FETA chairman addresses industry challenges at annual lunch
On 19 April, the Federation of Environmental Trade Associations (FETA) held its annual lunch at The Brewery, London, hosting 643 guests from a whole range of relevant institutes, associations and government departments.
Mr Smith acknowledged the present geopolitical climate and first raised the topic of Brexit as the backdrop against which many industry issues lie.
Noting the complexity of negotiations, particularly in regard to trade-related factors, Mr Smith declared FETA’s support for the British Standards Institution’s (BSI) ambition to stay within the broader European standards system, and its intention to further strengthen its links with the BSI as the UK’s transition out of the EU continues.
Inevitably, F-Gas Regulation was also on the agenda.
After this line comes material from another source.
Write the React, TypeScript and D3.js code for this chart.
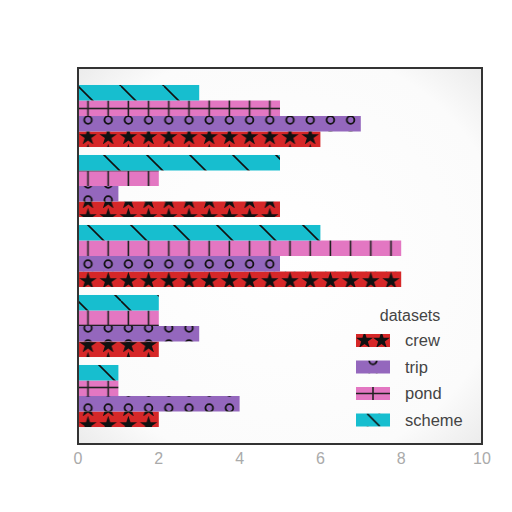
import React from "react";
import * as d3 from "d3";

const categories = ["A", "B", "C", "D", "E"];
const seriesNames = ["crew", "trip", "pond", "scheme"];
const crew = [6, 5, 8, 2, 2];
const trip = [7, 1, 5, 3, 4];
const pond = [5, 2, 8, 2, 1];
const scheme = [3, 5, 6, 2, 1];
const xTicks = [0, 2, 4, 6, 8, 10];
const colors = ["#d62728", "#9467bd", "#e377c2", "#17becf"];

export default function App() {
  const W = 512, H = 512;
  const left = 78, right = 482, top = 68, bottom = 444;
  const x = d3.scaleLinear().domain([0, 10]).range([left, right]);
  const y = d3.scaleBand().domain(categories).range([top + 13, bottom - 13]).paddingInner(0.114).paddingOuter(0.057);
  const series = [crew, trip, pond, scheme];
  const bw = y.bandwidth() / 4;
  const patIds = ["pStar", "pCirc", "pPond", "pDiag"];

  const starPath = d3.symbol().type(d3.symbolStar).size(95)() as string;
  const font = "Liberation Sans, Arial, sans-serif";

  return (
    <svg width={W} height={H} style={{ display: "block", position: "absolute", left: 0, top: 0 }}>
      <defs>
        <pattern id="pStar" patternUnits="userSpaceOnUse" x={left} y={0} width={20.2} height={16}>
          <rect width={20.2} height={16} fill={colors[0]} />
          <path d={starPath} transform="translate(10,9)" fill="#111" />
        </pattern>
        <pattern id="pCirc" patternUnits="userSpaceOnUse" x={left} y={0} width={20.2} height={16}>
          <rect width={20.2} height={16} fill={colors[1]} />
          <circle cx={10} cy={8} r={3.8} fill="none" stroke="#111" strokeWidth={1.8} />
        </pattern>
        <pattern id="pPond" patternUnits="userSpaceOnUse" x={left} y={0} width={20.2} height={31}>
          <rect width={20.2} height={31} fill={colors[2]} />
          <line x1={10} x2={10} y1={0} y2={31} stroke="#222" strokeWidth={1.6} />
          <line x1={0} x2={20.2} y1={15.5} y2={15.5} stroke="#222" strokeWidth={1.6} />
        </pattern>
        <pattern id="pDiag" patternUnits="userSpaceOnUse" x={left} y={0} width={43} height={43}>
          <rect width={43} height={43} fill={colors[3]} />
          <line x1={0} y1={0} x2={43} y2={43} stroke="#111" strokeWidth={1.6} />
          <line x1={-43} y1={0} x2={0} y2={43} stroke="#111" strokeWidth={1.6} />
          <line x1={43} y1={0} x2={86} y2={43} stroke="#111" strokeWidth={1.6} />
        </pattern>
        <radialGradient id="bg" cx="0.5" cy="0.5" r="0.7">
          <stop offset="0" stopColor="#ffffff" />
          <stop offset="0.8" stopColor="#fbfbfb" />
          <stop offset="1" stopColor="#ececec" />
        </radialGradient>
        <pattern id="pStarL" patternUnits="userSpaceOnUse" x={356} y={334} width={17} height={13}>
          <rect width={17} height={13} fill={colors[0]} />
          <path d={starPath} transform="translate(8.5,6.5)" fill="#111" />
        </pattern>
        <pattern id="pCircL" patternUnits="userSpaceOnUse" x={356} y={360.5} width={34} height={13}>
          <rect width={34} height={13} fill={colors[1]} />
          <circle cx={17} cy={0} r={3.8} fill="none" stroke="#111" strokeWidth={1.8} />
        </pattern>
        <pattern id="pPondL" patternUnits="userSpaceOnUse" x={356} y={387} width={34} height={13}>
          <rect width={34} height={13} fill={colors[2]} />
          <line x1={17} x2={17} y1={0} y2={13} stroke="#222" strokeWidth={1.6} />
          <line x1={0} x2={34} y1={6.5} y2={6.5} stroke="#222" strokeWidth={1.6} />
        </pattern>
        <pattern id="pDiagL" patternUnits="userSpaceOnUse" x={356} y={413.5} width={34} height={13}>
          <rect width={34} height={13} fill={colors[3]} />
          <line x1={11} y1={0} x2={24} y2={13} stroke="#111" strokeWidth={1.6} />
        </pattern>
      </defs>
      <rect x={0} y={0} width={W} height={H} fill="#fff" />
      <rect x={left} y={top} width={right - left} height={bottom - top} fill="url(#bg)" />
      {categories.map((c, i) =>
        series.map((s, k) => {
          const y0 = (y(c) as number) + (3 - k) * bw;
          return (
            <rect key={c + k} x={x(0)} y={y0} width={x(s[i]) - x(0)} height={bw} fill={`url(#${patIds[k]})`} />
          );
        })
      )}
      <rect x={left} y={top} width={right - left} height={bottom - top} fill="none" stroke="#333" strokeWidth={2} />
      {xTicks.map((t) => (
        <text key={t} x={x(t)} y={464} textAnchor="middle" fontFamily={font} fontSize={16} fill="#aaa">
          {t}
        </text>
      ))}
      <g fontFamily={font} fill="#444">
        <text x={410} y={321} textAnchor="middle" fontSize={16}>datasets</text>
        {[0, 1, 2, 3].map((k) => {
          const ly = 334 + k * 26.5;
          return (
            <g key={k}>
              <rect x={356} y={ly} width={34} height={13} fill={`url(#${patIds[k]}L)`} />
              <text x={405} y={ly + 12} fontSize={16.5}>{seriesNames[k]}</text>
            </g>
          );
        })}
      </g>
    </svg>
  );
}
With a quota system firmly established and the F-Gas phase-down underway, Mr Smith stated: “We continue to support DEFRA as they consider how best to deal with the quirks of the F-Gas quota system.
“We made a submission and have given oral evidence to the Environmental Audit Committee’s inquiry into the UK’s progress on reducing F-Gas emissions.
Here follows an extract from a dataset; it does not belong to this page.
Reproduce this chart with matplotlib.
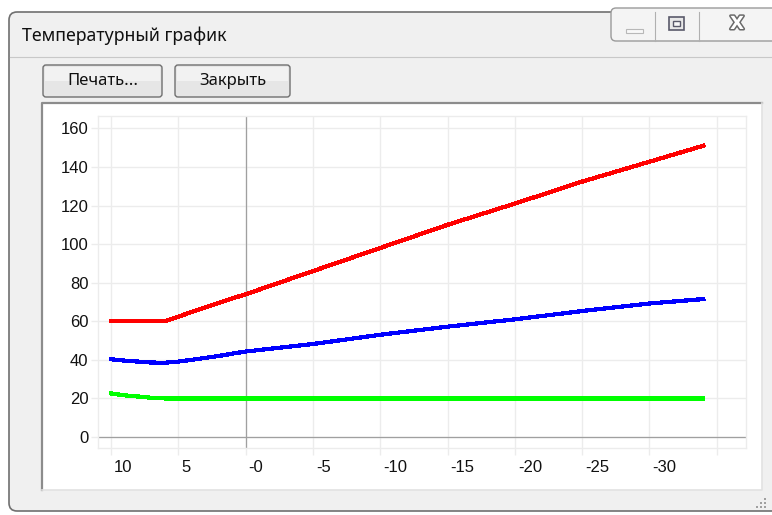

“In order to meet phase-down requirements of the F-Gas regulations, the use of refrigerants with significantly lower global warming potential is an inevitable requirement, and it’s clear that low flammability refrigerants will play a major part here.
“Our A2L refrigerants working group has released guidance, offering an overview of the new refrigerants, as well as practical advice on their safe use. It seeks to signpost the fact that these refrigerants will play an increasing role in the market over the coming years; particularly with regard to air conditioning.”
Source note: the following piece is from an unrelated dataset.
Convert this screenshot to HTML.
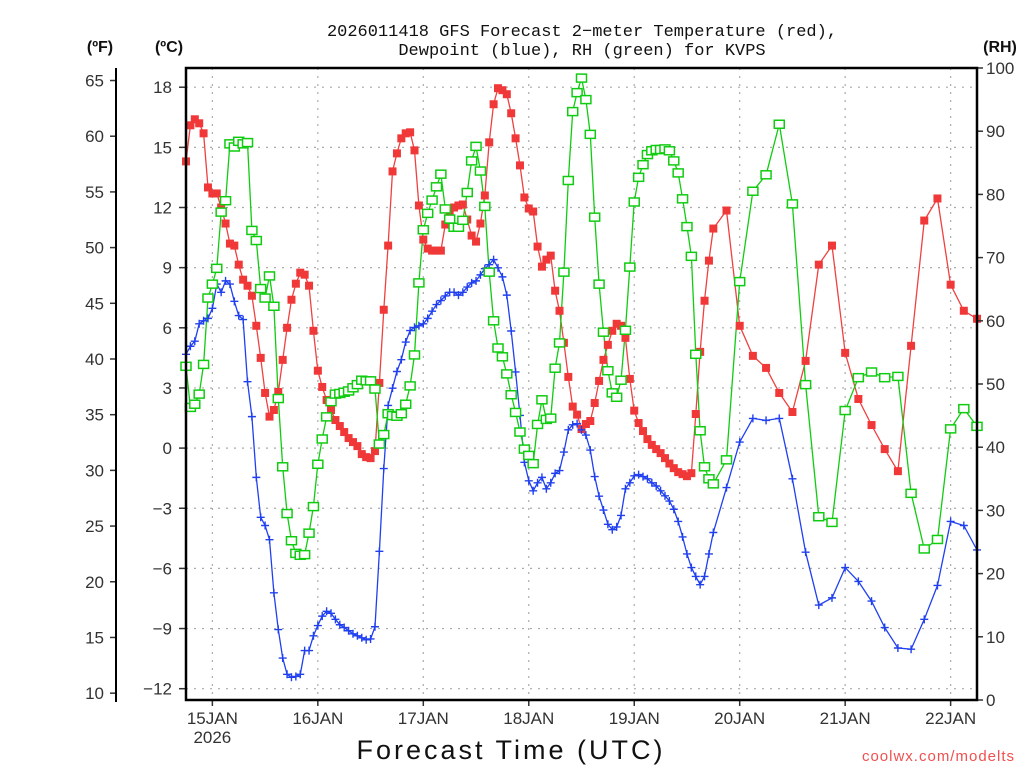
<!DOCTYPE html>
<html><head><meta charset="utf-8"><style>
html,body{margin:0;padding:0;background:#fff;}
svg{display:block;font-family:"Liberation Sans","DejaVu Sans",sans-serif;}
</style></head><body>
<svg id="chart" width="1024" height="768" viewBox="0 0 1024 768" xmlns="http://www.w3.org/2000/svg">
<rect x="0" y="0" width="1024" height="768" fill="#fff"/>
<g id="grid"></g>
<g id="series"></g>
<g id="axes"></g>
<text x="582" y="36" text-anchor="middle" font-size="17" fill="#111" font-family="Liberation Mono, monospace">2026011418 GFS Forecast 2−meter Temperature (red),</text>
<text x="582" y="55" text-anchor="middle" font-size="17" fill="#111" font-family="Liberation Mono, monospace">Dewpoint (blue), RH (green) for KVPS</text>
<text x="100" y="52" text-anchor="middle" font-size="16" font-weight="bold" fill="#111">(ºF)</text>
<text x="169" y="52" text-anchor="middle" font-size="16" font-weight="bold" fill="#111">(ºC)</text>
<text x="1000" y="52" text-anchor="middle" font-size="16" font-weight="bold" fill="#111">(RH)</text>
<text x="511" y="759" text-anchor="middle" font-size="27" letter-spacing="3" fill="#111">Forecast Time (UTC)</text>
<text x="1015" y="761" text-anchor="end" font-size="15" letter-spacing="1" fill="#f05050">coolwx.com/modelts</text>
</svg>
<script>
const hours=[0,1,2,3,4,5,6,7,8,9,10,11,12,13,14,15,16,17,18,19,20,21,22,23,24,25,26,27,28,29,30,31,32,33,34,35,36,37,38,39,40,41,42,43,44,45,46,47,48,49,50,51,52,53,54,55,56,57,58,59,60,61,62,63,64,65,66,67,68,69,70,71,72,73,74,75,76,77,78,79,80,81,82,83,84,85,86,87,88,89,90,91,92,93,94,95,96,97,98,99,100,101,102,103,104,105,106,107,108,109,110,111,112,113,114,115,116,117,118,119,120,123,126,129,132,135,138,141,144,147,150,153,156,159,162,165,168,171,174,177,180];
const tempC=[14.3,16.1,16.4,16.2,15.7,13.0,12.7,12.7,12.0,11.2,10.2,10.1,9.15,8.4,8.1,7.6,6.1,4.5,2.75,1.57,1.9,2.8,4.4,6.0,7.4,8.2,8.75,8.65,8.1,5.85,3.86,3.05,2.4,1.9,1.4,1.1,0.8,0.5,0.3,0.1,-0.3,-0.45,-0.5,-0.15,3.25,6.9,10.1,13.8,14.7,15.45,15.7,15.75,14.85,12.1,10.4,9.95,9.85,9.85,9.85,11.15,11.6,12.0,12.1,12.15,11.4,10.6,10.3,11.2,12.6,15.25,17.15,17.95,17.85,17.65,16.7,15.45,14.1,12.5,11.95,11.8,10.05,9.05,9.4,9.6,7.85,6.85,5.25,3.55,2.07,1.67,0.95,1.2,1.35,2.25,3.35,4.4,5.15,5.85,6.2,6.1,5.5,3.45,1.87,1.25,0.85,0.45,0.16,-0.05,-0.25,-0.5,-0.77,-1.0,-1.2,-1.3,-1.4,-1.25,1.7,4.8,7.35,9.35,10.95,11.85,6.1,4.6,4.0,2.75,1.8,4.35,9.15,10.1,4.75,2.45,1.15,-0.05,-1.15,5.1,11.35,12.45,8.15,6.85,6.45];
const dewC=[4.68,5.08,5.33,6.2,6.35,6.47,6.97,8.18,7.77,8.34,8.18,7.32,6.61,6.41,3.31,1.57,-1.46,-3.45,-3.86,-4.57,-7.22,-9.05,-10.47,-11.28,-11.43,-11.39,-11.28,-10.1,-10.1,-9.36,-8.85,-8.38,-8.14,-8.24,-8.54,-8.81,-8.95,-9.11,-9.26,-9.36,-9.46,-9.56,-9.52,-8.91,-5.15,-1.02,2.13,2.99,3.82,4.41,5.29,5.86,6.02,6.1,6.2,6.47,6.83,7.16,7.36,7.59,7.77,7.77,7.63,7.77,8.03,8.24,8.34,8.64,8.95,9.15,9.4,8.99,8.54,7.63,5.84,3.8,1.63,-0.71,-1.63,-2.13,-1.73,-1.46,-2.03,-1.73,-1.26,-1.12,-0.2,0.91,1.16,1.22,0.91,0.65,-0.1,-1.42,-2.4,-3.09,-3.8,-4.07,-3.93,-3.36,-2.03,-1.73,-1.38,-1.32,-1.42,-1.53,-1.73,-1.89,-2.13,-2.38,-2.64,-3.05,-3.66,-4.43,-5.28,-5.96,-6.4,-6.81,-6.4,-5.28,-4.21,-1.97,0.3,1.48,1.38,1.48,-1.53,-5.19,-7.83,-7.47,-5.96,-6.65,-7.63,-8.95,-9.97,-10.03,-8.54,-6.85,-3.66,-3.86,-5.08];
const rhPct=[52.8,46.3,46.8,48.4,53.1,63.6,65.8,68.3,77.2,79.0,88.0,87.5,88.4,88.0,88.2,74.3,72.7,65.1,63.6,67.1,62.3,47.7,36.9,29.5,25.2,23.2,22.9,23.0,26.4,30.6,37.3,41.3,44.8,47.2,48.4,48.5,48.7,48.9,49.4,49.9,50.6,50.5,50.5,49.2,40.5,42.0,45.3,45.0,44.9,45.3,46.8,49.7,54.6,66.0,74.4,77.0,79.1,81.2,83.2,77.7,76.1,74.8,74.8,75.9,80.3,85.3,87.6,83.7,78.1,67.7,60.0,55.7,54.3,51.6,48.3,45.5,42.4,39.7,38.7,37.4,43.6,47.5,44.4,44.6,52.5,56.5,67.7,82.2,93.1,96.1,98.4,95.0,89.5,76.4,65.8,58.2,52.1,48.6,47.9,50.6,58.5,68.5,78.8,82.7,84.7,86.3,86.9,87.1,87.1,87.2,86.9,85.3,83.4,79.3,74.9,70.2,54.7,42.6,36.9,35.0,34.2,38.0,66.2,80.5,83.1,91.1,78.5,49.9,29.0,28.1,45.8,51.0,51.9,51.0,51.2,32.7,23.9,25.4,42.9,46.1,43.3];
const cTicks=[18,15,12,9,6,3,0,-3,-6,-9,-12];
const cTickLabels=["18","15","12","9","6","3","0","−3","−6","−9","−12"];
const fTicks=[65,60,55,50,45,40,35,30,25,20,15,10];
const rhTicks=[100,90,80,70,60,50,40,30,20,10,0];
const dayHours=[6,30,54,78,102,126,150,174];
const dayLabels=["15JAN","16JAN","17JAN","18JAN","19JAN","20JAN","21JAN","22JAN"];

const NS="http://www.w3.org/2000/svg";
const L=186,R=977,T=68,B=700;
const xS=h=>L+(h-0)*(R-L)/180;
const yC=c=>448.1-20.05*c;
const yF=f=>yC((f-32)*5/9);
const yRH=r=>B-(r/100)*(B-T);
function mk(tag,attrs,parent){const e=document.createElementNS(NS,tag);for(const k in attrs)e.setAttribute(k,attrs[k]);parent.appendChild(e);return e;}
const grid=document.getElementById('grid'),axes=document.getElementById('axes'),ser=document.getElementById('series');

cTicks.forEach((c,i)=>{
  const y=yC(c);
  const g=mk('line',{x1:L,x2:R,y1:y,y2:y,stroke:'#aaa','stroke-width':1.2,'stroke-dasharray':'2,6'},grid);
  
  
  const t=mk('line',{x1:L-7,x2:L,y1:y,y2:y,stroke:'#333','stroke-width':1.5},axes);
  
  
  const tx=mk('text',{x:L-14,y:y+6,'text-anchor':'end','font-size':17,fill:'#333'},axes);
  tx.textContent=cTickLabels[i];
  
  
});
dayHours.forEach((h,i)=>{
  const x=xS(h);
  const g=mk('line',{x1:x,x2:x,y1:T,y2:B,stroke:'#aaa','stroke-width':1.2,'stroke-dasharray':'2,6'},grid);
  
  
  const t=mk('line',{x1:x,x2:x,y1:B,y2:B+6,stroke:'#333','stroke-width':1.5},axes);
  
  
  const tx=mk('text',{x:x,y:B+24,'text-anchor':'middle','font-size':17,fill:'#333'},axes);
  tx.textContent=dayLabels[i];
  
  
});
const yr=mk('text',{x:xS(6),y:B+43,'text-anchor':'middle','font-size':17,fill:'#333'},axes);
yr.textContent='2026';



fTicks.forEach(f=>{
  const y=yF(f);
  const t=mk('line',{x1:110,x2:116,y1:y,y2:y,stroke:'#333','stroke-width':1.5},axes);
  
  
  const tx=mk('text',{x:104,y:y+6,'text-anchor':'end','font-size':17,fill:'#333'},axes);
  tx.textContent=String(f);
  
  
});
rhTicks.forEach(r=>{
  const y=yRH(r);
  const t=mk('line',{x1:R,x2:R+6,y1:y,y2:y,stroke:'#333','stroke-width':1.5},axes);
  
  
  const tx=mk('text',{x:R+9,y:y+6,'text-anchor':'start','font-size':17,fill:'#333'},axes);
  tx.textContent=String(r);
  
  
});
const fa=mk('line',{x1:116,x2:116,y1:T,y2:B+2,stroke:'#000','stroke-width':2},axes);


const fr=mk('path',{d:`M${L},${T}H${R}V${B}H${L}Z`,fill:'none',stroke:'#000','stroke-width':2.5},axes);



function series(vals,yf,color,name){
  const pts=hours.map((h,i)=>[xS(h),yf(vals[i])]);
  const p=mk('polyline',{points:pts.map(p=>p[0].toFixed(1)+','+p[1].toFixed(1)).join(' '),fill:'none',stroke:color,'stroke-width':1.3},ser);
  
  
  return pts;
}
const tp=series(tempC,yC,'#f04040','temperature');
const dp=series(dewC,yC,'#2040f0','dewpoint');
const rp=series(rhPct,yRH,'#10cc10','rh');
tp.forEach(p=>{
  const m=mk('rect',{x:p[0]-4,y:p[1]-4,width:8,height:8,fill:'#f03838'},ser);
  
  
});
dp.forEach(p=>{
  const m=mk('path',{d:`M${p[0]-4},${p[1]}h8M${p[0]},${p[1]-4}v8`,stroke:'#2040f0','stroke-width':1.4},ser);
  
  
});
rp.forEach(p=>{
  const m=mk('rect',{x:p[0]-5,y:p[1]-4,width:10,height:8,fill:'#fff',stroke:'#10cc10','stroke-width':1.5},ser);
  
  
});
</script>
</body></html>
Mr Smith stressed that education and training are essential in dealing with the F-Gas problem – and, indeed, key to securing the future of industry more generally: “We continue to support the view that training goes hand in hand with recruitment and is a key element in ensuring the future success of our economy.
“Whilst on the subject of training, I want to recognise the efforts of our members who continue to recruit and retain the next generation of professional engineers and I’m glad to say that this year, FETA is supporting our second Arkwright Trust scholar and we continue to support and promote various Trailblazer Apprenticeship schemes.”
Turning his attention to payment practices in the construction industry and the Carillion collapse which rocked the sector, Mr Smith said: “This really did illustrate the depth of the problem.”
He reflected on FETA’s response, explaining that its ductwork and building controls associations have been instrumental in striving for reform of construction industry payment practices, giving full backing to the Aldous Bill which seeks to ensure that cash retentions owed to suppliers are held in trust. The Bill will receive its second reading in Parliament on 27 April.
There is no denying that recent months have been trying for the construction industry, which has also felt the impact of the Grenfell Tower tragedy that took place in June last year.
Calling the disaster a “dreadful milestone” in the UK’s built environment history, Mr Smith endorsed Dame Judith Hackitt’s Building a Safer Future report and championed the work of FETA’s Smoke Control Association in contributing to formal enquiries.
Mr Smith declared: “Our Federation is ready to contribute further by playing our part in addressing the key areas identified for change. There is little here that we haven’t been saying for years and it is just so sad that it takes a tragedy of such proportions to act as a catalyst for change.”
Finally, Mr Smith addressed a topic which affects all of FETA’s associations: Indoor Air Quality (IAQ). Due to the wide-ranging impact of IAQ, a pan-FETA group – led by HEVAC president Nick Howlett –has been established to coordinate FETA’s response.
Mr Smith said: “This is a complex issue for any government, extending as it does across a number of areas such as public health as well as building regulations.
“Public awareness is growing and our working group will be looking to harness that.”
The guest speaker Steph McGovern followed Mr Smith with an entertaining and engaging speech incorporating anecdotes from her work so far and topics that she is passionate about. She was very well received by the audience, most notably her comment regarding young people’s opportunities: “We don’t value vocational training enough,” she said, “someone with an apprenticeship should be valued the in the same way as someone with a degree.”